What the task requires.
Using the listing below, copy every line that mentions "image".

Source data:
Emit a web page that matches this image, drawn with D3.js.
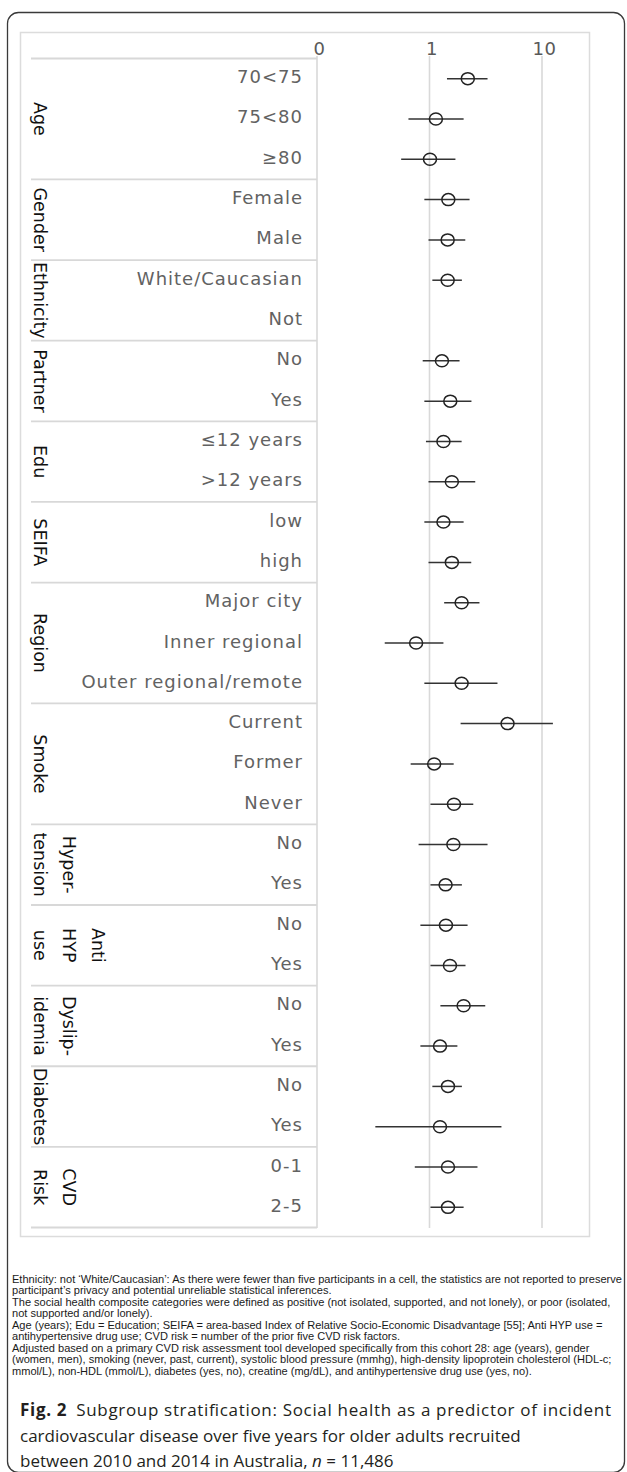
<!DOCTYPE html>
<html><head><meta charset="utf-8">
<script src="https://cdn.jsdelivr.net/npm/d3@7"></script>
<style>
html,body{margin:0;padding:0;background:#fff;}
svg{display:block;}
</style></head>
<body>
<script>
// ---------- data ----------
const groupLabels = [["Age"],["Gender"],["Ethnicity"],["Partner"],["Edu"],["SEIFA"],["Region"],["Smoke"],["Hyper-","tension"],["Anti","HYP","use"],["Dyslip-","idemia"],["Diabetes"],["CVD","Risk"]];
const groupSizes = [3,2,2,2,2,2,3,3,2,2,2,2,2];
const categories = ["70<75","75<80","≥80","Female","Male","White/Caucasian","Not","No","Yes","≤12 years",">12 years","low","high","Major city","Inner regional","Outer regional/remote","Current","Former","Never","No","Yes","No","Yes","No","Yes","No","Yes","0-1","2-5"];
const estimate = [2.19,1.14,1.01,1.47,1.45,1.45,null,1.29,1.53,1.33,1.58,1.33,1.58,1.93,0.76,1.93,4.94,1.10,1.65,1.63,1.39,1.40,1.52,2.01,1.24,1.46,1.24,1.46,1.46];
const lower    = [1.43,0.65,0.56,0.90,0.98,1.06,null,0.87,0.90,0.93,0.98,0.90,0.98,1.35,0.40,0.90,1.89,0.68,1.02,0.80,1.02,0.83,1.02,1.25,0.83,1.06,0.33,0.74,1.02];
const upper    = [3.28,2.01,1.70,2.27,2.08,1.94,null,1.85,2.36,1.93,2.55,2.01,2.35,2.78,1.33,4.02,12.5,1.64,2.45,3.28,1.94,2.18,2.09,3.13,1.77,1.94,4.36,2.67,2.01];
const tickValues = [0.1,1,10];
const tickLabels = ["0","1","10"];
const footnotes = [
 "Ethnicity: not ‘White/Caucasian’: As there were fewer than five participants in a cell, the statistics are not reported to preserve",
 "participant’s privacy and potential unreliable statistical inferences.",
 "The social health composite categories were defined as positive (not isolated, supported, and not lonely), or poor (isolated,",
 "not supported and/or lonely).",
 "Age (years); Edu = Education; SEIFA = area-based Index of Relative Socio-Economic Disadvantage [55]; Anti HYP use =",
 "antihypertensive drug use; CVD risk = number of the prior five CVD risk factors.",
 "Adjusted based on a primary CVD risk assessment tool developed specifically from this cohort 28: age (years), gender",
 "(women, men), smoking (never, past, current), systolic blood pressure (mmhg), high-density lipoprotein cholesterol (HDL-c;",
 "mmol/L), non-HDL (mmol/L), diabetes (yes, no), creatine (mg/dL), and antihypertensive drug use (yes, no)."
];
const captionBold = "Fig. 2";
const captionLines = [
 "Subgroup stratification: Social health as a predictor of incident",
 "cardiovascular disease over five years for older adults recruited",
 "between 2010 and 2014 in Australia, "
];
const captionN = "n";
const captionNValue = " = 11,486";

// ---------- layout ----------
const W = 627, H = 1472;
const svg = d3.select("body").append("svg").attr("width", W).attr("height", H);
svg.append("rect").attr("width", W).attr("height", H).attr("fill", "#fff");

// outer frame
svg.append("rect").attr("x", 7.5).attr("y", 12.5).attr("width", 617).attr("height", 1460)
  .attr("rx", 11).attr("fill", "none").attr("stroke", "#3a3a3a").attr("stroke-width", 1.3);

// chart panel
svg.append("rect").attr("x", 20.5).attr("y", 32.5).attr("width", 569).attr("height", 1204)
  .attr("fill", "#fff").attr("stroke", "#dcdcdc").attr("stroke-width", 1.5);

const rowIds = d3.range(categories.length);
const y = d3.scaleBand().domain(rowIds).range([58.5, 1227.5]).padding(0);
const x = d3.scaleLog().domain([0.1, 10]).range([317, 542]);

const gridTop = 56, gridBottom = 1228;
svg.append("g").selectAll("line").data(tickValues).join("line")
  .attr("x1", d => x(d)).attr("x2", d => x(d))
  .attr("y1", gridTop).attr("y2", gridBottom)
  .attr("stroke", "#d9d9d9").attr("stroke-width", 1.6);

const axis = d3.axisTop(x).tickValues(tickValues).tickFormat((d, i) => tickLabels[i]).tickSize(0).tickPadding(0);
const axG = svg.append("g").attr("transform", "translate(2,57)").call(axis);
axG.select(".domain").remove();
axG.selectAll("text").attr("font-family", "DejaVu Sans").attr("font-size", 18)
  .attr("fill", "#595959").attr("letter-spacing", 0.5).attr("dy", "-0.1em");

const bounds = [0];
groupSizes.forEach(s => bounds.push(bounds[bounds.length - 1] + s));
const edgeY = i => i < categories.length ? y(i) : y(categories.length - 1) + y.bandwidth();
svg.append("g").selectAll("line").data(bounds).join("line")
  .attr("x1", 31).attr("x2", 317)
  .attr("y1", d => edgeY(d)).attr("y2", d => edgeY(d))
  .attr("stroke", "#d8d8d8").attr("stroke-width", 1.8);

const gl = svg.append("g");
groupLabels.forEach((lines, gi) => {
  const y0 = edgeY(bounds[gi]), y1 = edgeY(bounds[gi + 1]);
  const cy = (y0 + y1) / 2;
  const n = lines.length;
  lines.forEach((ln, li) => {
    const cx = 40 + (n - 1 - li) * 29;
    gl.append("text")
      .attr("transform", `translate(${cx},${cy}) rotate(90)`)
      .attr("text-anchor", "middle").attr("dominant-baseline", "central")
      .attr("font-family", "DejaVu Sans").attr("font-size", 17.5)
      .attr("fill", "#111").text(ln);
  });
});

svg.append("g").selectAll("text").data(rowIds).join("text")
  .attr("x", 303).attr("y", d => y(d) + y.bandwidth() / 2 - 2)
  .attr("text-anchor", "end").attr("dominant-baseline", "central")
  .attr("font-family", "DejaVu Sans").attr("font-size", 18).attr("letter-spacing", 1)
  .attr("fill", "#626262").text(d => categories[d]);

const rows = rowIds.filter(i => estimate[i] != null);
const marks = svg.append("g");
marks.selectAll("line").data(rows).join("line")
  .attr("x1", d => x(lower[d])).attr("x2", d => x(upper[d]))
  .attr("y1", d => y(d) + y.bandwidth() / 2).attr("y2", d => y(d) + y.bandwidth() / 2)
  .attr("stroke", "#333").attr("stroke-width", 1.5);
marks.selectAll("ellipse").data(rows).join("ellipse")
  .attr("cx", d => x(estimate[d])).attr("cy", d => y(d) + y.bandwidth() / 2)
  .attr("rx", 6.5).attr("ry", 6)
  .attr("fill", "none").attr("stroke", "#222").attr("stroke-width", 1.5);

// footnotes: scaled horizontally so the first line spans the reference width
const fnG = svg.append("g");
const fnT = fnG.selectAll("text").data(footnotes).join("text")
  .attr("x", 0).attr("y", (d, i) => 1283 + i * 11.5)
  .attr("font-family", "Liberation Sans").attr("font-size", 10.4)
  .attr("fill", "#1a1a1a").text(d => d);
const L0 = fnT.node().getComputedTextLength();
fnG.attr("transform", `translate(12,0) scale(${610 / L0},1)`);

// caption
const capG = svg.append("g").attr("font-family", "Open Sans").attr("font-size", 17).attr("fill", "#231f20");
captionLines.forEach((ln, i) => {
  const t = capG.append("text").attr("x", 20).attr("y", 1416 + i * 25.5);
  if (i === 0) {
    t.append("tspan").attr("font-weight", "bold").text(captionBold);
    t.append("tspan").attr("dx", 9).text(ln);
    const w = t.node().getComputedTextLength();
    // first line fills the caption width (to x≈611)
    t.attr("textLength", 591).attr("lengthAdjust", "spacing");
  } else {
    t.append("tspan").text(ln);
  }
  if (i === captionLines.length - 1) {
    t.append("tspan").attr("font-style", "italic").text(captionN);
    t.append("tspan").text(captionNValue);
  }
});
</script>
</body></html>
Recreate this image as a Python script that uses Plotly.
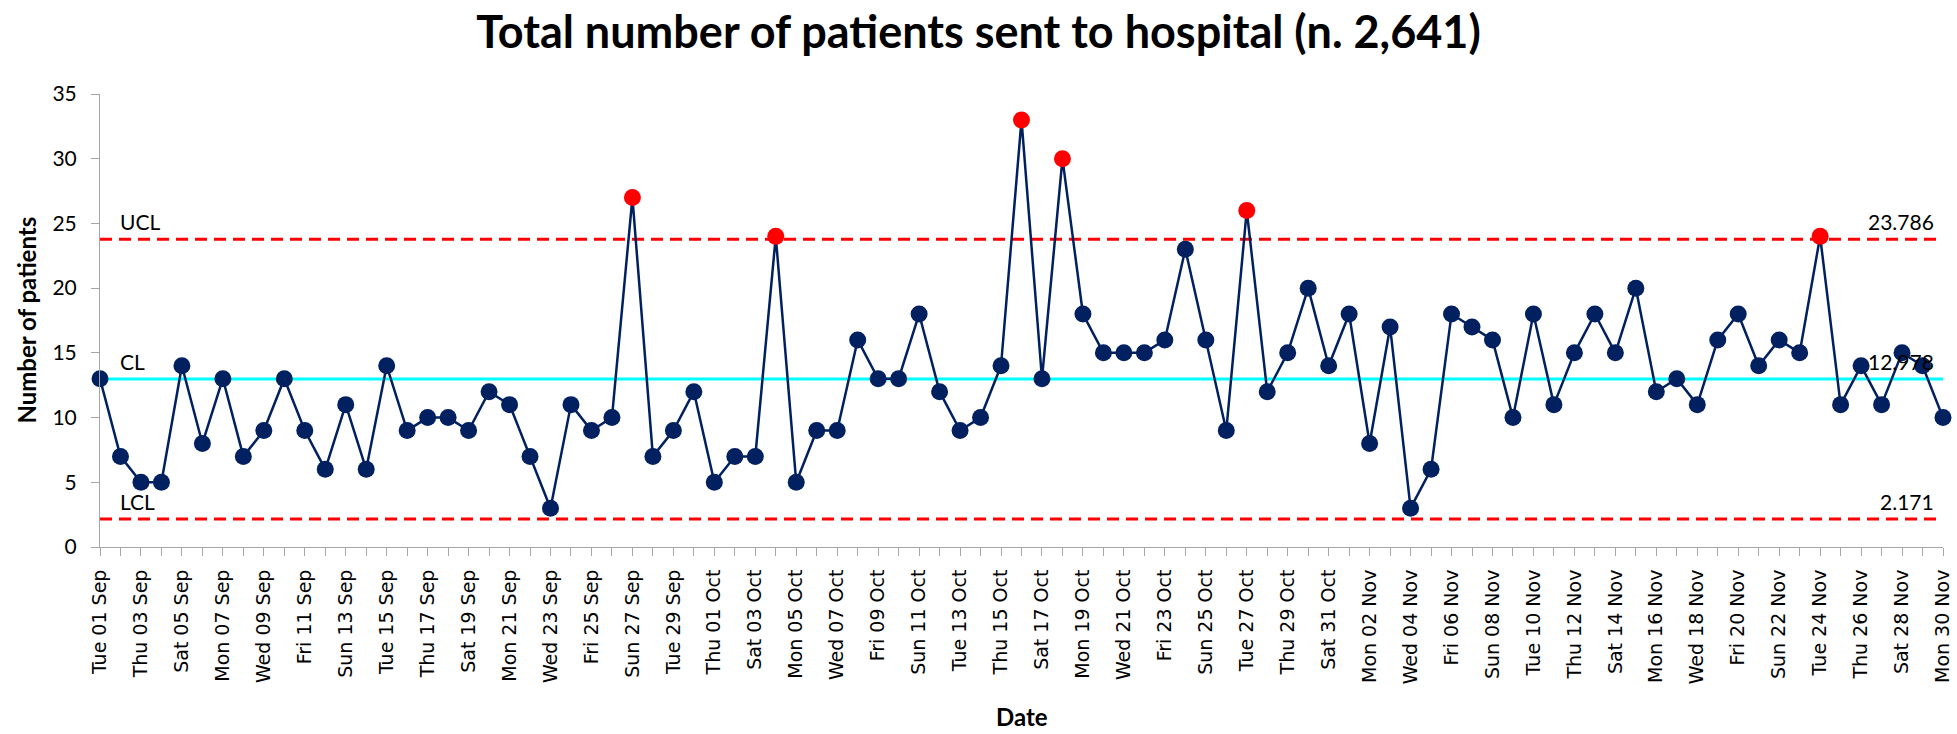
import pandas as pd
import plotly.graph_objects as go

# ---- data ----
start_date = "2020-09-01"
end_date = "2020-11-30"
patients_sep = [13, 7, 5, 5, 14, 8, 13, 7, 9, 13,
                9, 6, 11, 6, 14, 9, 10, 10, 9, 12,
                11, 7, 3, 11, 9, 10, 27, 7, 9, 12]
patients_oct = [5, 7, 7, 24, 5, 9, 9, 16, 13, 13,
                18, 12, 9, 10, 14, 33, 13, 30, 18, 15,
                15, 15, 16, 23, 16, 9, 26, 12, 15, 20, 14]
patients_nov = [18, 8, 17, 3, 6, 18, 17, 16, 10, 18,
                11, 15, 18, 15, 20, 12, 13, 11, 16, 18,
                14, 16, 15, 24, 11, 14, 11, 15, 14, 10]
ucl = 23.786
cl = 12.978
lcl = 2.171
limit_labels = ["UCL", "CL", "LCL"]
limit_values = [ucl, cl, lcl]
title_text = "Total number of patients sent to hospital (n. 2,641)"
y_title = "Number of patients"
x_title = "Date"

dates = pd.date_range(start_date, end_date, freq="D")
values = patients_sep + patients_oct + patients_nov

NAVY = "#002060"
RED = "#FF0000"
CYAN = "#00FFFF"
GRAY = "#A6A6A6"

marker_colors = [RED if v > ucl else NAVY for v in values]

fig = go.Figure()

x_ends = [dates[0], dates[-1]]
fig.add_trace(go.Scatter(x=x_ends, y=[cl, cl], mode="lines",
                         line=dict(color=CYAN, width=3), showlegend=False, hoverinfo="skip"))
fig.add_trace(go.Scatter(x=x_ends, y=[ucl, ucl], mode="lines",
                         line=dict(color=RED, width=3, dash="12px,7px"), showlegend=False, hoverinfo="skip"))
fig.add_trace(go.Scatter(x=x_ends, y=[lcl, lcl], mode="lines",
                         line=dict(color=RED, width=3, dash="12px,7px"), showlegend=False, hoverinfo="skip"))

fig.add_trace(go.Scatter(x=dates, y=values, mode="lines+markers",
                         line=dict(color=NAVY, width=2.5),
                         marker=dict(color=marker_colors, size=17, line=dict(width=0)),
                         showlegend=False, cliponaxis=False))

label_font = dict(family="Lato, Open Sans, sans-serif", size=21, color="#000000")
annotations = []
for name, val in zip(limit_labels, limit_values):
    annotations.append(dict(x=0.0098, xref="paper", y=val, yref="y", text=name,
                            showarrow=False, xanchor="left", yanchor="bottom", yshift=3,
                            font=label_font))
    annotations.append(dict(x=0.9962, xref="paper", y=val, yref="y", text=f"{val:.3f}",
                            showarrow=False, xanchor="right", yanchor="bottom", yshift=3,
                            font=label_font))
annotations.append(dict(x=0.5, xref="paper", y=-0.375, yref="paper", text=f"<b>{x_title}</b>",
                        showarrow=False, xanchor="center", yanchor="middle",
                        font=dict(family="Lato, sans-serif", size=24, color="#000000")))
annotations.append(dict(x=-0.0401, xref="paper", y=0.5, yref="paper", text=f"<b>{y_title}</b>",
                        showarrow=False, xanchor="center", yanchor="middle", textangle=-90,
                        font=dict(family="Lato, sans-serif", size=24, color="#000000")))

fig.update_layout(
    width=1957, height=734,
    margin=dict(l=100, r=14, t=94, b=187, autoexpand=False),
    paper_bgcolor="white", plot_bgcolor="white",
    title=dict(text=f"<b>{title_text}</b>", x=0.5, xref="container", xanchor="center",
               y=0.956, yref="container", yanchor="middle",
               font=dict(family="Lato, sans-serif", size=45, color="#000000")),
    annotations=annotations,
    showlegend=False,
)

fig.update_xaxes(
    type="date",
    range=[dates[0], dates[-1]],
    tick0=start_date, dtick=2 * 86400000,
    tickformat="%a %d %b", tickangle=-90,
    ticks="outside", ticklen=8, tickcolor=GRAY, tickwidth=1,
    minor=dict(dtick=86400000, tick0=start_date, ticks="outside", ticklen=8, tickcolor=GRAY, tickwidth=1, showgrid=False),
    showline=True, linecolor=GRAY, linewidth=1,
    showgrid=False, zeroline=False,
    ticklabelstandoff=6,
    tickfont=dict(family="DejaVu Sans", size=19, color="#000000"),
)
fig.update_yaxes(
    range=[0, 35], dtick=5, tick0=0,
    ticks="outside", ticklen=8, tickcolor=GRAY, tickwidth=1,
    showline=True, linecolor=GRAY, linewidth=1,
    showgrid=False, zeroline=False,
    ticklabelstandoff=10,
    tickfont=dict(family="Lato, sans-serif", size=21, color="#000000"),
)

fig.write_html("out.html",
               config={"displayModeBar": False},
               post_script="document.body.style.margin='0';document.body.style.overflow='hidden';")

Response to the task.
Emit a web page that matches this image, drawn with D3.js.
Recreate this image as a Python script that uses Plotly.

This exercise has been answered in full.